“My name is Sarah Krueper Futa, and I am SESP.”
Sarah Futa was a 45-year-old single mom of four when she returned to graduate school to refresh her skills and reclaim a part of herself that had long been missing.
“But the School of Education and Social Policy gave me something far deeper,” Futa told the Class of 2025 during her graduate student convocation address at Northwestern University's Ryan Field. “It gave me the space to make meaning out of the chaos. To explore. To reimagine. It taught me to listen more and judge less. It showed me that the in-between isn’t something to avoid — it’s where true transformation happens.”
Futa, who earned a Master of Science in Learning and Organizational Change (MSLOC) from Northwestern’s School of Education and Social Policy, spoke about learning from the “in-between” and “rebuilding a life, not from scratch, but from experience.”
Two decades earlier, Futa studied and built a career in change management after earning her undergraduate degree in organizational leadership from Purdue University. She began working at the accounting firm Arthur Andersen, where she partnered with organizations to navigate the early waves of digital transformation, helping businesses embrace the internet and adopt emerging e-commerce technologies.
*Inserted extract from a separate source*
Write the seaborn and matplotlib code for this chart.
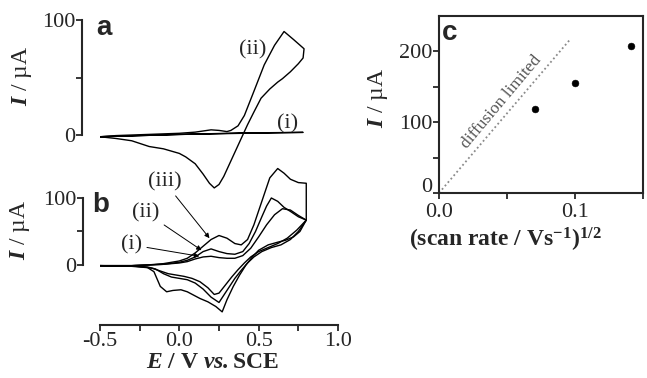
import pandas as pd
import matplotlib.pyplot as plt
import matplotlib.transforms as mtransforms
import seaborn as sns

# ---- panel a : CV (ii) forward + reverse, CV (i) flat ----
a2_fwd_E = [-0.5, -0.4, -0.3, -0.2, -0.1, 0.0, 0.1, 0.15, 0.2, 0.25, 0.3, 0.325,
            0.37, 0.41, 0.47, 0.535, 0.6, 0.66, 0.72, 0.786]
a2_fwd_I = [-1.5, -0.5, 0, 0.5, 1, 1.5, 2.5, 3.5, 4.5, 4, 3, 4,
            8, 17, 38, 61, 78, 90, 83, 75]
a2_rev_E = [0.78, 0.75, 0.7, 0.65, 0.62, 0.57, 0.515, 0.47, 0.43, 0.4, 0.36, 0.32,
            0.28, 0.25, 0.22, 0.19, 0.15, 0.1, 0.04, 0.0, -0.1, -0.19, -0.3, -0.4, -0.5]
a2_rev_I = [67, 62, 55, 49, 46, 40, 32, 20, 9, 0, -12, -24,
            -36, -43, -46, -42, -34, -25, -19, -16, -12, -10, -5, -3, -1.5]
a1_E = [-0.5, 0.0, 0.4, 0.78, 0.4, 0.0, -0.5]
a1_I = [-1.5, 0.5, 1.5, 2.3, 1.8, 0.5, -1.5]

# ---- panel b : three CVs at increasing scan rate ----
b1_fwd_E = [-0.5, -0.3, -0.2, -0.1, 0.0, 0.05, 0.1, 0.15, 0.2, 0.25, 0.3, 0.35, 0.4,
            0.45, 0.5, 0.55, 0.6, 0.65, 0.7, 0.75, 0.8]
b1_fwd_I = [-1, -1, 0, 1, 3, 5, 9, 12, 13, 11, 10, 10, 14,
            25, 42, 60, 75, 84, 82, 74, 67]
b1_rev_E = [0.8, 0.74, 0.68, 0.62, 0.56, 0.5, 0.45, 0.41, 0.37, 0.33, 0.29, 0.25, 0.22,
            0.18, 0.13, 0.08, 0.03, -0.02, -0.07, -0.12, -0.17, -0.22, -0.3, -0.5]
b1_rev_I = [67, 52, 40, 32, 26, 20, 12, 3, -7, -18, -30, -42, -44,
            -34, -25, -20, -17, -15, -13, -9, -5, -3, -1.5, -1]

b2_fwd_E = [-0.5, -0.3, -0.2, -0.1, 0.0, 0.05, 0.1, 0.15, 0.2, 0.25, 0.3, 0.35, 0.4,
            0.44, 0.48, 0.52, 0.55, 0.58, 0.62, 0.66, 0.7, 0.75, 0.8]
b2_fwd_I = [-1, -1, 0, 1, 4, 7, 12, 20, 24, 20, 17, 16, 20,
            32, 50, 72, 88, 100, 95, 86, 80, 72, 67]
b2_rev_E = [0.8, 0.75, 0.7, 0.64, 0.58, 0.52, 0.47, 0.43, 0.39, 0.35, 0.3, 0.25, 0.2,
            0.15, 0.1, 0.05, 0.0, -0.05, -0.1, -0.15, -0.2, -0.3, -0.5]
b2_rev_I = [67, 50, 38, 30, 26, 20, 12, 3, -8, -20, -38, -56, -48,
            -36, -27, -22, -20, -18, -13, -6, -3, -1.5, -1]

b3_fwd_E = [-0.5, -0.3, -0.2, -0.1, 0.0, 0.05, 0.1, 0.15, 0.2, 0.25, 0.3, 0.35, 0.39,
            0.43, 0.47, 0.52, 0.57, 0.62, 0.66, 0.7, 0.75, 0.8]
b3_fwd_I = [-1, -1, 0, 2, 6, 10, 18, 28, 38, 44, 40, 32, 30,
            38, 60, 95, 130, 144, 137, 128, 123, 122]
b3_rev_E = [0.8, 0.76, 0.72, 0.67, 0.62, 0.56, 0.5, 0.46, 0.42, 0.38, 0.34, 0.3, 0.27,
            0.23, 0.18, 0.13, 0.09, 0.05, 0.01, -0.04, -0.08, -0.12, -0.16, -0.2, -0.3, -0.5]
b3_rev_I = [67, 50, 42, 37, 34, 30, 22, 12, 0, -15, -32, -52, -70,
            -62, -55, -50, -45, -40, -37, -38, -40, -32, -10, -4, -2, -1]

# ---- panel c : peak current vs sqrt(scan rate) ----
sqrt_rate = [0.0707, 0.1, 0.1414]
peak_I = [118, 155, 207]
diff_x = [0.0, 0.096]
diff_y = [0, 216]

sns.set_style('ticks')
plt.rcParams['font.family'] = ['Liberation Serif', 'DejaVu Serif']
plt.rcParams['mathtext.fontset'] = 'custom'
plt.rcParams['mathtext.rm'] = 'Liberation Serif'
plt.rcParams['mathtext.it'] = 'Liberation Serif:italic'
plt.rcParams['mathtext.bf'] = 'Liberation Serif:bold'
plt.rcParams['mathtext.bfit'] = 'Liberation Serif:italic:bold'

W, H = 647, 378
fig = plt.figure(figsize=(W / 100, H / 100), dpi=100)


def box(l, t, r, b):
    return [l / W, 1 - b / H, (r - l) / W, (b - t) / H]


fs = 16      # tick labels / curve labels
fl = 17      # axis titles
ylab = r'$\mathbfit{I}$ / µA'

# panel b (drawn first, panel a overlaps it)
ax_b = fig.add_axes(box(100, 130, 338, 325))
ax_b.patch.set_alpha(0)
rows = []
for name, e_f, i_f, e_r, i_r in [('i', b1_fwd_E, b1_fwd_I, b1_rev_E, b1_rev_I),
                                  ('ii', b2_fwd_E, b2_fwd_I, b2_rev_E, b2_rev_I),
                                  ('iii', b3_fwd_E, b3_fwd_I, b3_rev_E, b3_rev_I)]:
    for e, i in zip(e_f + e_r, i_f + i_r):
        rows.append((name, e, i))
df_b = pd.DataFrame(rows, columns=['curve', 'E', 'I'])
sns.lineplot(data=df_b, x='E', y='I', units='curve', estimator=None, sort=False,
             color='black', lw=1.0, ax=ax_b)
ax_b.set_xlim(-0.5, 1.0)
ax_b.set_ylim(-89.6, 201.5)
for s in ['top', 'right']:
    ax_b.spines[s].set_visible(False)
ax_b.spines['left'].set_bounds(0, 100)
ax_b.spines['left'].set_position(('outward', 12.2))
ax_b.spines['left'].set_linewidth(1.5)
ax_b.spines['bottom'].set_linewidth(1.5)
ax_b.set_yticks([0, 50, 100])
ax_b.set_yticklabels(['0', '', '100'])
ax_b.set_xticks([-0.5, -0.25, 0, 0.25, 0.5, 0.75, 1.0])
ax_b.set_xticklabels(['-0.5', '', '0.0', '', '0.5', '', '1.0'])
ax_b.tick_params(labelsize=fs, length=4, width=1.3, pad=1)
ax_b.set_xlabel('')
ax_b.set_ylabel('')

for txt, xt, tip in [('(iii)', (-0.094, 124), (0.19, 40)),
                     ('(ii)', (-0.21, 78), (0.14, 22)),
                     ('(i)', (-0.30, 30), (0.126, 13))]:
    ax_b.annotate(txt, xy=tip, xytext=xt, fontsize=fs, ha='center', va='center',
                  arrowprops=dict(arrowstyle='-|>', lw=0.7, color='black',
                                  mutation_scale=7, shrinkA=1, shrinkB=0))

# panel a
ax_a = fig.add_axes(box(100, 10, 338, 200))
ax_a.patch.set_alpha(0)
sns.lineplot(x=a2_fwd_E + a2_rev_E, y=a2_fwd_I + a2_rev_I, sort=False, estimator=None,
             color='black', lw=1.0, ax=ax_a)
sns.lineplot(x=a1_E, y=a1_I, sort=False, estimator=None, color='black', lw=1.0, ax=ax_a)
ax_a.set_xlim(-0.5, 1.0)
ax_a.set_ylim(-56.5, 108.7)
for s in ['top', 'right', 'bottom']:
    ax_a.spines[s].set_visible(False)
ax_a.spines['left'].set_bounds(0, 100)
ax_a.spines['left'].set_position(('outward', 13))
ax_a.spines['left'].set_linewidth(1.5)
ax_a.set_yticks([0, 50, 100])
ax_a.set_yticklabels(['0', '', '100'])
ax_a.set_xticks([])
ax_a.tick_params(labelsize=fs, length=4, width=1.3, pad=1)
ax_a.set_ylabel('')
ax_a.text(0.46, 74, '(ii)', fontsize=fs, ha='center', va='center')
ax_a.text(0.68, 10, '(i)', fontsize=fs, ha='center', va='center')

# panel c
ax_c = fig.add_axes(box(439, 16, 643, 193))
sns.lineplot(x=diff_x, y=diff_y, color='#8a8a8a', lw=1.3, linestyle=(0, (1, 1.5)), ax=ax_c)
sns.scatterplot(x=sqrt_rate, y=peak_I, color='black', s=24, edgecolor='black', ax=ax_c,
                zorder=3)
ax_c.set_xlim(0, 0.15)
ax_c.set_ylim(0, 250)
for s in ax_c.spines.values():
    s.set_linewidth(1.5)
ax_c.set_xticks([0, 0.05, 0.1, 0.15])
ax_c.set_xticklabels(['0.0', '', '0.1', ''])
ax_c.set_yticks([0, 50, 100, 150, 200])
ax_c.set_yticklabels(['0', '', '100', '', '200'])
ax_c.tick_params(labelsize=fs, length=4, width=1.3, pad=1)
ax_c.tick_params(axis='x', pad=3)
zero_lbl = ax_c.get_yticklabels()[0]
zero_lbl.set_verticalalignment('bottom')
zero_lbl.set_transform(zero_lbl.get_transform() +
                       mtransforms.ScaledTranslation(0, -4 / 100, fig.dpi_scale_trans))
ax_c.text(0.046, 128, 'diffusion limited', fontsize=12.5, color='#555555', rotation=50,
          rotation_mode='anchor', ha='center', va='center')

# axis titles and panel letters
fig.text(22 / W, 1 - 76 / H, ylab, fontsize=fl, rotation=90, ha='center', va='center')
fig.text(20 / W, 1 - 230 / H, ylab, fontsize=fl, rotation=90, ha='center', va='center')
fig.text(378 / W, 1 - 98 / H, ylab, fontsize=fl, rotation=90, ha='center', va='center')
fig.text(212 / W, 1 - 363 / H, r'$\mathbfit{E}$ / V $\mathbfit{vs.}$SCE', fontsize=fl,
         fontweight='bold', ha='center', va='center')
fig.text(505 / W, 1 - 240 / H, r'(scan rate / Vs$^{\mathbf{-1}}$)$^{\mathbf{1/2}}$',
         fontsize=fl, fontweight='bold', ha='center', va='center')
for lbl, px, py in [('a', 104, 28), ('b', 101, 205), ('c', 450, 33)]:
    fig.text(px / W, 1 - py / H, lbl, fontsize=20, fontweight='bold',
             family='Liberation Sans', ha='center', va='center')

fig.savefig('out.png', dpi=100)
Her life changed when she stepped away from her professional career to become a full-time mom. It changed again with divorce and single motherhood. Then she had to reenter a newly digitized workforce.
“Change, it turns out, isn’t always strategic,” she said. “Sometimes, it’s just survival. But somewhere in that chaos, in the unresolved, uncertain, in-between, I found the deepest learning. I learned that change is more than a business model or communication plan. Change is a human condition.”
Futa has always loved understanding how systems work — whether the human body (she once thought she’d be a nurse) or an organization. A native of South Bend, Indiana, she now works in collegiate athletics administration at the University of Notre Dame, where she leads strategic operations for Notre Dame men’s basketball.
She decided to join the MSLOC program in part because she felt it was time to do something for herself. It turned into what she called an “academic trifecta.” In addition to her own graduation this spring, her oldest son Evan, 23, graduated from Indiana University, and son Owen, 18, graduated from high school in South Bend, Ind.
“The wisdom woven into the program combined with experiential learning and case study instruction really differentiates MSLOC from any type of education I’ve received,” she said. “The self-awareness component is off the charts.”
Today, she is grateful to have learned to lead from the middle, where she says “discomfort, growth and truth meet.” With wisdom gleaned from her MSLOC experience and colleagues, her background, and newfound energy, she's ready to launch a consulting practice to help people better understand themselves, plan their lives with purpose, and guide organizations through change driven by AI and focused on people.
“To be SESP is to lead from that very space — the in-between,” she said. “To sit with ambiguity. To maintain curiosity. To lead with empathy. To think in systems. And to hold a quiet, stubborn belief that people — and their potential — still matter, even when the world suggests otherwise.”